Die aktuelle Dynamik der Weltpolitik bietet eine günstige Gelegenheit, mit den Saudis zu brechen. Auf ihr Öl ist der Westen nicht mehr angewiesen; es gibt billige Alternativen im Überfluss, auch durch die Fracking-Technik. Und seit er eine diplomatische Lösung für den Atomkonflikt mit dem Iran gefunden hat, braucht der Westen Saudi-Arabien auch nicht mehr so dringend als Gegengewicht zum Mullahregime. Generell darf man fragen, ob der Iran, wo die Bürger immerhin wählen dürfen, wenn auch nicht frei, heute ein erträglicherer Partner ist als das absolutistische Königshaus.
Gesinnungsethik und Verantwortungsethik
Außenminister Frank-Walter Steinmeier verfolgt einen anderen Kurs. Er bemüht sich um bessere Kontakte zu den Saudis und dem Iran, betrachtet sie als strategische Partner, wirbt für Dialog. Er tut das nicht, weil ihm die Moral egal ist, sondern weil er einer anderen Moral folgt. Es ist der alte Konflikt zwischen Gesinnungsethik und Verantwortungsethik: Er möchte den Konflikt deeskalieren – was nicht nur heißt, einen großen Religionskrieg zwischen Schia und Sunna zu verhindern, sondern auch die Stellvertreterkriege zwischen dem Iran und den Saudis in Syrien und im Jemen einzudämmen, damit nicht noch mehr Menschen zu Flüchtlingen werden. Da kommen die Interessen Deutschlands hinzu.
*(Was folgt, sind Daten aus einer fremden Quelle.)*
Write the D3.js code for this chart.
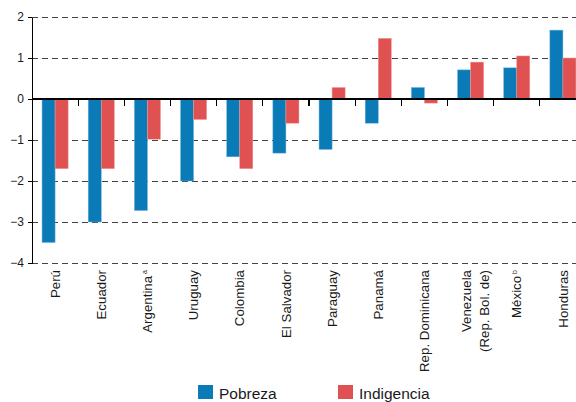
<!DOCTYPE html>
<html lang="es">
<head>
    <meta charset="UTF-8">
    <title>Pobreza e indigencia</title>
    <style>
        body { margin: 0; background: #fff; }
        #chart text { font-family: "Liberation Sans", Arial, sans-serif; fill: #1a1a1a; }
        .grid line { stroke: #444; stroke-width: 1; stroke-dasharray: 6,4; }
        .axis path, .axis line { stroke: #000; shape-rendering: crispEdges; }
        .axis text { font-size: 12px; }
        .cat-label { font-size: 13.3px; }
        .legend-text { font-size: 15.5px; }
    </style>
    <script src="https://d3js.org/d3.v7.min.js"></script>
</head>
<body>
    <div id="chart"></div>
    <script>
        // Data
        const countries = ['Perú', 'Ecuador', 'Argentina', 'Uruguay', 'Colombia', 'El Salvador',
            'Paraguay', 'Panamá', 'Rep. Dominicana', 'Venezuela', 'México', 'Honduras'];
        const notes = ['', '', 'a', '', '', '', '', '', '', '', 'b', ''];
        const secondLine = ['', '', '', '', '', '', '', '', '', '(Rep. Bol. de)', '', ''];
        const pobreza = [-3.5, -3.0, -2.72, -2.0, -1.41, -1.32, -1.23, -0.59, 0.28, 0.71, 0.76, 1.68];
        const indigencia = [-1.7, -1.7, -0.98, -0.5, -1.7, -0.59, 0.28, 1.48, -0.1, 0.9, 1.05, 1.0];
        const seriesNames = ['Pobreza', 'Indigencia'];
        const colors = ['#0a7bb7', '#e05151'];
        const edgeColors = ['#6fb3d9', '#f09a9a'];
        const yTicks = [2, 1, 0, -1, -2, -3, -4];

        const W = 576, H = 402;
        const plotLeft = 32, plotRight = 586, plotTop = 17, plotBottom = 263;

        const svg = d3.select('#chart').append('svg')
            .attr('width', W).attr('height', H);

        const x = d3.scaleBand().domain(countries).range([plotLeft, plotRight]).padding(0);
        const x1 = d3.scaleBand().domain(seriesNames).range([0, x.bandwidth()])
            .paddingInner(0).paddingOuter(0.77);
        const y = d3.scaleLinear().domain([-4, 2]).range([plotBottom, plotTop]);

        // dashed grid lines
        svg.append('g').attr('class', 'grid')
            .selectAll('line')
            .data(yTicks.filter(d => d !== 0))
            .enter().append('line')
            .attr('x1', plotLeft).attr('x2', W)
            .attr('y1', d => Math.round(y(d)) + 0.5)
            .attr('y2', d => Math.round(y(d)) + 0.5);

        // bars
        const rows = countries.map((c, i) => ({ c, vals: [pobreza[i], indigencia[i]] }));
        const groups = svg.selectAll('.grp').data(rows).enter().append('g')
            .attr('class', 'grp')
            .attr('transform', d => `translate(${x(d.c)},0)`);
        groups.selectAll('rect')
            .data(d => d.vals.map((v, j) => ({ s: seriesNames[j], v, j })))
            .enter().append('rect')
            .attr('x', d => x1(d.s))
            .attr('width', x1.bandwidth())
            .attr('y', d => y(Math.max(0, d.v)))
            .attr('height', d => Math.abs(y(d.v) - y(0)))
            .attr('fill', d => colors[d.j])
            .attr('stroke', d => edgeColors[d.j])
            .attr('stroke-width', 0.5);

        // y axis
        svg.append('g').attr('class', 'axis')
            .attr('transform', `translate(${plotLeft},0)`)
            .call(d3.axisLeft(y).tickValues(yTicks).tickFormat(d3.format('d'))
                .tickSize(4).tickSizeOuter(0).tickPadding(4))
            .call(g => g.select('.domain').attr('stroke-width', 1.5));

        // zero line with category ticks pointing down
        const zero = svg.append('g').attr('class', 'axis')
            .attr('transform', `translate(0,${y(0)})`);
        zero.append('line').attr('x1', plotLeft).attr('x2', W).attr('stroke', '#000').attr('stroke-width', 1.5);
        zero.selectAll('.tk').data(countries.slice(1))
            .enter().append('line').attr('class', 'tk')
            .attr('x1', d => x(d)).attr('x2', d => x(d))
            .attr('y1', 0).attr('y2', 7)
            .attr('stroke', '#000').attr('stroke-width', 1.2);

        // category labels (rotated)
        const labels = svg.selectAll('.cat').data(countries).enter().append('g')
            .attr('class', 'cat')
            .attr('transform', d => `translate(${x(d) + x.bandwidth() / 2},${plotBottom + 7}) rotate(-90)`);
        labels.each(function (d, i) {
            const g = d3.select(this);
            const t = g.append('text').attr('class', 'cat-label')
                .attr('text-anchor', 'end')
                .attr('dy', secondLine[i] ? '0.0em' : '0.35em');
            t.append('tspan').text(d);
            if (notes[i]) {
                t.append('tspan').text('\u00a0' + notes[i])
                    .attr('font-size', '7px').attr('dy', '-0.7em');
            }
            if (secondLine[i]) {
                g.append('text').attr('class', 'cat-label')
                    .attr('text-anchor', 'end')
                    .attr('dy', '1.35em')
                    .text(secondLine[i]);
            }
        });

        // legend
        const legendX = [198, 338];
        const legend = svg.selectAll('.legend').data(seriesNames).enter().append('g')
            .attr('class', 'legend')
            .attr('transform', (d, i) => `translate(${legendX[i]},385)`);
        legend.append('rect').attr('width', 15).attr('height', 14)
            .attr('fill', (d, i) => colors[i]);
        legend.append('text').attr('class', 'legend-text')
            .attr('x', 21).attr('y', 14).text(d => d);
    </script>
</body>
</html>
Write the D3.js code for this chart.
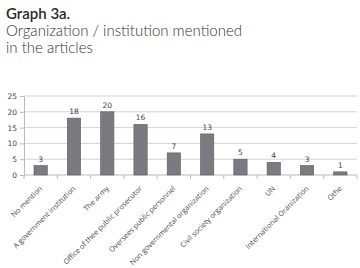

Deshalb wird er denen, die unter Verweis auf die Hinrichtungen eine Wende in den Beziehungen fordern, nicht folgen. Wären Todesstrafe und Folter die allein maßgeblichen Kriterien deutscher Außenpolitik, müsste die Bundesregierung die Beziehungen zu China (mehrere tausend Hinrichtungen pro Jahr) und den USA (28 Exekutionen 2015) auf Eis legen und hätte mit dem Iran nicht verhandeln dürfen. Die Mullahs richten laut Amnesty mehr Menschen hin als die Saudis.
Einfluss nehmen kann nur, wer miteinander spricht und die Interessen und Beweggründe eines Gesprächspartners ernst nimmt, selbst wenn er sie nicht teilt oder sogar verurteilt. Weder Saudi-Arabien noch der Iran sind Wunschpartner. Für eine Demokratie, die Menschenrechte verteidigen will, sind sie Partner wider Willen. Nur darf ein Außenminister diesen Widerwillen nicht offen zeigen, wenn er etwas erreichen möchte. Dass er mitunter auch blutige Hände schütteln muss, gehört zum Anforderungsprofil des Amts. Und ebenso, dass er die Folgen des Handelns verantwortungsethisch abwägt.
Saudi-Arabien ganz fallen lassen? Eine international eingebundene Diktatur ist berechenbarer als eine isolierte, siehe Nordkorea und früher der Iran. Wenn sie erst mal taumelt, wird es noch gefährlicher, siehe Irak und Libyen. Die Saudis gegen den Iran ausspielen? Beide werden für eine Verhandlungslösung in Syrien gebraucht. Eine Garantie, dass Diplomatie die Ausweitung des Kriegs im Mittleren Osten verhindert, gibt es nicht. Man muss sich aber wünschen, dass Minister Steinmeier alles ihm Mögliche versucht.